By March 24, according to J.P.Morgan's Global Securitized Products Research, ABS secured by equipment loans came in at $4.4 billion, down from $7.2 billion in the same period of 2022. While activity dipped in most ABS sectors, prime auto loan ABS production, in particular, was $11.6 billion by March 24, up from $10.7 billion in the same period of 2022, J.P.Morgan said.

"Issuers have a pipeline of originations, and mostly stick to their funding schedules," Sze said. "We continue to see a steady stream of issuers coming to the ABS market each quarter."

The sector breakdown

While the auto ABS sector has delivered value to investors, residential mortgage-backed securities (RMBS) credit performance was stable during the January collection period, according to KBRA's RMBS Credit Index, published March 10. This is likely due to house price appreciation over the last year, which has given most people positive equity in their homes and has led to them prioritizing mortgage payments.

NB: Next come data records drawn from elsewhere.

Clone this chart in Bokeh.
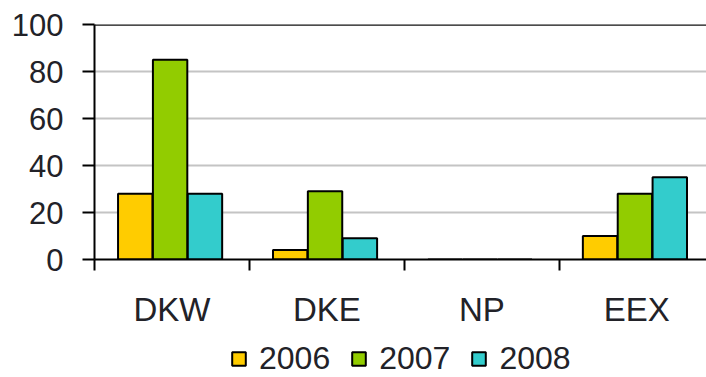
from bokeh.plotting import figure
from bokeh.layouts import column
from bokeh.models import (ColumnDataSource, Range1d, FixedTicker, Span, Legend,
                          LegendItem)
from bokeh.transform import dodge
from bokeh.embed import file_html
from bokeh.resources import INLINE

# Values per market and year
categories = ["DKW", "DKE", "NP", "EEX"]
years = ["2006", "2007", "2008"]
v2006 = [28, 4, 0, 10]
v2007 = [85, 29, 0, 28]
v2008 = [28, 9, 0, 35]
y_ticks = [0, 20, 40, 60, 80, 100]

colors = ["#FFCC00", "#92CC00", "#33CCCC"]
FONT = "Liberation Sans"
TEXT = "#222228"

centers = [i + 0.5 for i in range(len(categories))]
source = ColumnDataSource(dict(x=centers, y2006=v2006, y2007=v2007, y2008=v2008))

p = figure(width=706, height=335, output_backend="svg", toolbar_location=None,
           x_range=Range1d(0, 3.95), y_range=Range1d(0, 100),
           min_border_left=94, min_border_right=0, min_border_top=24,
           min_border_bottom=76)
p.outline_line_color = None
p.background_fill_color = "white"
p.border_fill_color = "white"

offsets = [-0.237, -0.012, 0.213]
for yr, col, off in zip(years, colors, offsets):
    p.vbar(x=dodge("x", off, range=p.x_range), top="y" + yr, width=0.222,
           source=source, fill_color=col, line_color="black", line_width=2)

# black line across the top at 100
p.add_layout(Span(location=100, dimension="width", line_color="#111111",
                  line_width=2.5))

# y axis
p.yaxis.ticker = FixedTicker(ticks=y_ticks)
p.yaxis.major_tick_out = 12
p.yaxis.major_tick_in = 0
p.yaxis.minor_tick_out = 0
p.yaxis.minor_tick_in = 0
p.yaxis.axis_line_width = 2
p.yaxis.major_tick_line_width = 2
p.yaxis.major_label_standoff = 19
p.yaxis.major_label_text_font = FONT
p.yaxis.major_label_text_font_size = "31px"
p.yaxis.major_label_text_color = TEXT

# x axis: labels at category centres, ticks between categories
p.xaxis.ticker = FixedTicker(ticks=centers, minor_ticks=[0, 1, 2, 3])
p.xaxis.major_label_overrides = {c: lab for c, lab in zip(centers, categories)}
p.xaxis.major_tick_out = 0
p.xaxis.major_tick_in = 0
p.xaxis.minor_tick_out = 11
p.xaxis.minor_tick_in = 0
p.xaxis.minor_tick_line_width = 2
p.xaxis.axis_line_width = 2
p.xaxis.major_label_standoff = 20
p.xaxis.major_label_text_font = FONT
p.xaxis.major_label_text_font_size = "33px"
p.xaxis.major_label_text_color = TEXT

p.xgrid.grid_line_color = None
p.ygrid.ticker = FixedTicker(ticks=[20, 40, 60, 80])
p.ygrid.grid_line_color = "#c4c4c4"
p.ygrid.grid_line_width = 2

# legend strip underneath the chart; swatch renderers carry no drawable data
q = figure(width=706, height=42, output_backend="svg", toolbar_location=None,
           x_range=Range1d(0, 1), y_range=Range1d(0, 1),
           min_border_left=94, min_border_right=0, min_border_top=0,
           min_border_bottom=0, x_axis_location=None, y_axis_location=None)
q.outline_line_color = None
q.grid.visible = False
swatch_src = ColumnDataSource(dict(x=[float("nan")], top=[float("nan")]))
swatches = [q.vbar(x="x", top="top", width=0.1, source=swatch_src,
                   fill_color=col, line_color="black", line_width=2)
            for col in colors]

legend = Legend(items=[LegendItem(label=yr, renderers=[r], index=0)
                       for yr, r in zip(years, swatches)],
                orientation="horizontal", location=(136, 0),
                glyph_width=17, glyph_height=17, label_standoff=12, spacing=20,
                padding=0, margin=0, border_line_color=None,
                background_fill_alpha=0,
                label_text_font=FONT, label_text_font_size="32px",
                label_text_color=TEXT, label_height=20)
q.add_layout(legend, "center")

layout = column(p, q, spacing=0)
open("out.html", "w").write(file_html(layout, INLINE))
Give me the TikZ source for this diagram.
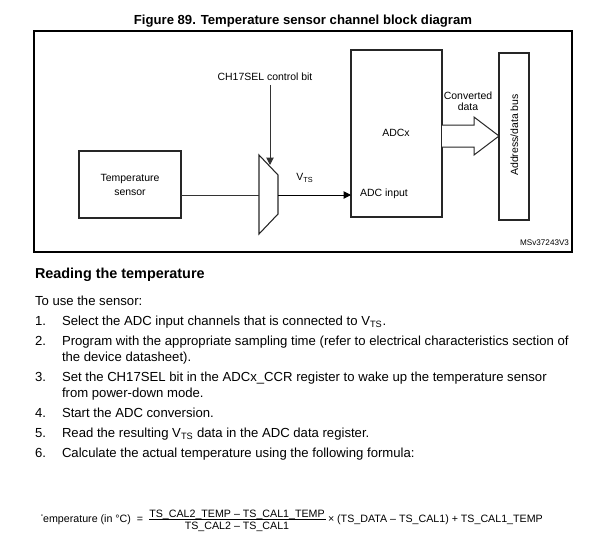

Panelists at KBRA's SFVegas 2023 Conference expected depressed origination volumes for non-agency RMBS throughout 2023. However, they expected to see growth in home equity lines of credit (HELOC) and second lien origination as homeowners tap into accumulated equity.

In 2023, the market for student loan asset-backed securities (SLABS) continues to be affected by the same issues that slowed it down in 2022: rising spreads, financial pressure on student loan borrowers, slower prepayments and low refinancing due to uncertainty about the ending of the Biden administration's student loan forgiveness plan.

Among esoteric assets, KBRA reported a general deterioration in credit performance across securitized solar loan pools during the January 2023 collection period. It expects further deterioration in solar loan credit performance over the coming months. Recent trends in the sector include the lengthening of terms to 25-30 years, a slowdown in prepayment speed, and an increase in rates to 2.99% from 0.99% to account for the rising rate environment, the KBRA conference report said.